▶ [Data excerpt]
*-*-*
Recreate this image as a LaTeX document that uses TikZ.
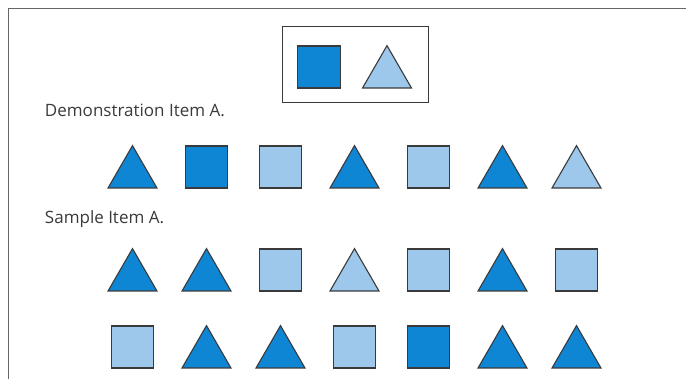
\documentclass[tikz,border=0pt]{standalone}
\usepackage{fontspec}
\setmainfont{Open Sans}
\usetikzlibrary{shapes.geometric}
\definecolor{darkblue}{HTML}{0F86D3}
\definecolor{lightblue}{HTML}{9DC7EB}
\definecolor{edge}{HTML}{3A3A3A}
\tikzset{
    every node/.style={inner sep=0pt, outer sep=0pt},
    sq/.style={draw=edge, line width=1.1pt, rectangle, minimum width=42.5pt, minimum height=42pt, anchor=south},
    tri/.style={draw=edge, line width=1.1pt, regular polygon, regular polygon sides=3, minimum size=56.5pt, anchor=south},
    dark/.style={fill=darkblue},
    light/.style={fill=lightblue},
    label/.style={anchor=base west, text=edge, font=\fontsize{17}{20}\selectfont},
    frame/.style={draw=gray!80!black, line width=1.5pt}
}

\begin{document}
\begin{tikzpicture}[x=1pt,y=-1pt]
\useasboundingbox (0,0) rectangle (686,379);
\draw[frame] (686,8.5) -- (8.5,8.5) -- (8.5,379);

% key
\node[draw=edge, line width=1pt, minimum width=146pt, minimum height=76pt] (key) at (355,65) {};
\node[sq,dark] at (319,88) (k1) {};
\node[tri,light] at (387,88) (k2) {};

\node[label] at (45,117) (demo) {Demonstration Item A.};

% demonstration row
\node[tri,dark] at (132.5,188) (a1) {};
\node[sq,dark] at (206.5,188) (a2) {};
\node[sq,light] at (280.5,188) (a3) {};
\node[tri,dark] at (354.5,188) (a4) {};
\node[sq,light] at (428.5,188) (a5) {};
\node[tri,dark] at (502.5,188) (a6) {};
\node[tri,light] at (576.5,188) (a7) {};

\node[label] at (45,224) (sample) {Sample Item A.};

% sample rows
\node[tri,dark] at (132.5,291) (b1) {};
\node[tri,dark] at (206.5,291) (b2) {};
\node[sq,light] at (280.5,291) (b3) {};
\node[tri,light] at (354.5,291) (b4) {};
\node[sq,light] at (428.5,291) (b5) {};
\node[tri,dark] at (502.5,291) (b6) {};
\node[sq,light] at (576.5,291) (b7) {};

\node[sq,light] at (132.5,368) (c1) {};
\node[tri,dark] at (206.5,368) (c2) {};
\node[tri,dark] at (280.5,368) (c3) {};
\node[sq,light] at (354.5,368) (c4) {};
\node[sq,dark] at (428.5,368) (c5) {};
\node[tri,dark] at (502.5,368) (c6) {};
\node[tri,dark] at (576.5,368) (c7) {};
\end{tikzpicture}
\end{document}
*-*-*
▶ [To do] Every line of the data above should be quoted exactly. Omit the pictures.

▶ [Final result]
Recreate this image as a LaTeX document that uses TikZ.
\documentclass[tikz,border=0pt]{standalone}
\usepackage{fontspec}
\setmainfont{Open Sans}
\usetikzlibrary{shapes.geometric}
\definecolor{darkblue}{HTML}{0F86D3}
\definecolor{lightblue}{HTML}{9DC7EB}
\definecolor{edge}{HTML}{3A3A3A}
\tikzset{
    every node/.style={inner sep=0pt, outer sep=0pt},
    sq/.style={draw=edge, line width=1.1pt, rectangle, minimum width=42.5pt, minimum height=42pt, anchor=south},
    tri/.style={draw=edge, line width=1.1pt, regular polygon, regular polygon sides=3, minimum size=56.5pt, anchor=south},
    dark/.style={fill=darkblue},
    light/.style={fill=lightblue},
    label/.style={anchor=base west, text=edge, font=\fontsize{17}{20}\selectfont},
    frame/.style={draw=gray!80!black, line width=1.5pt}
}

\begin{document}
\begin{tikzpicture}[x=1pt,y=-1pt]
\useasboundingbox (0,0) rectangle (686,379);
\draw[frame] (686,8.5) -- (8.5,8.5) -- (8.5,379);

% key
\node[draw=edge, line width=1pt, minimum width=146pt, minimum height=76pt] (key) at (355,65) {};
\node[sq,dark] at (319,88) (k1) {};
\node[tri,light] at (387,88) (k2) {};

\node[label] at (45,117) (demo) {Demonstration Item A.};

% demonstration row
\node[tri,dark] at (132.5,188) (a1) {};
\node[sq,dark] at (206.5,188) (a2) {};
\node[sq,light] at (280.5,188) (a3) {};
\node[tri,dark] at (354.5,188) (a4) {};
\node[sq,light] at (428.5,188) (a5) {};
\node[tri,dark] at (502.5,188) (a6) {};
\node[tri,light] at (576.5,188) (a7) {};

\node[label] at (45,224) (sample) {Sample Item A.};

% sample rows
\node[tri,dark] at (132.5,291) (b1) {};
\node[tri,dark] at (206.5,291) (b2) {};
\node[sq,light] at (280.5,291) (b3) {};
\node[tri,light] at (354.5,291) (b4) {};
\node[sq,light] at (428.5,291) (b5) {};
\node[tri,dark] at (502.5,291) (b6) {};
\node[sq,light] at (576.5,291) (b7) {};

\node[sq,light] at (132.5,368) (c1) {};
\node[tri,dark] at (206.5,368) (c2) {};
\node[tri,dark] at (280.5,368) (c3) {};
\node[sq,light] at (354.5,368) (c4) {};
\node[sq,dark] at (428.5,368) (c5) {};
\node[tri,dark] at (502.5,368) (c6) {};
\node[tri,dark] at (576.5,368) (c7) {};
\end{tikzpicture}
\end{document}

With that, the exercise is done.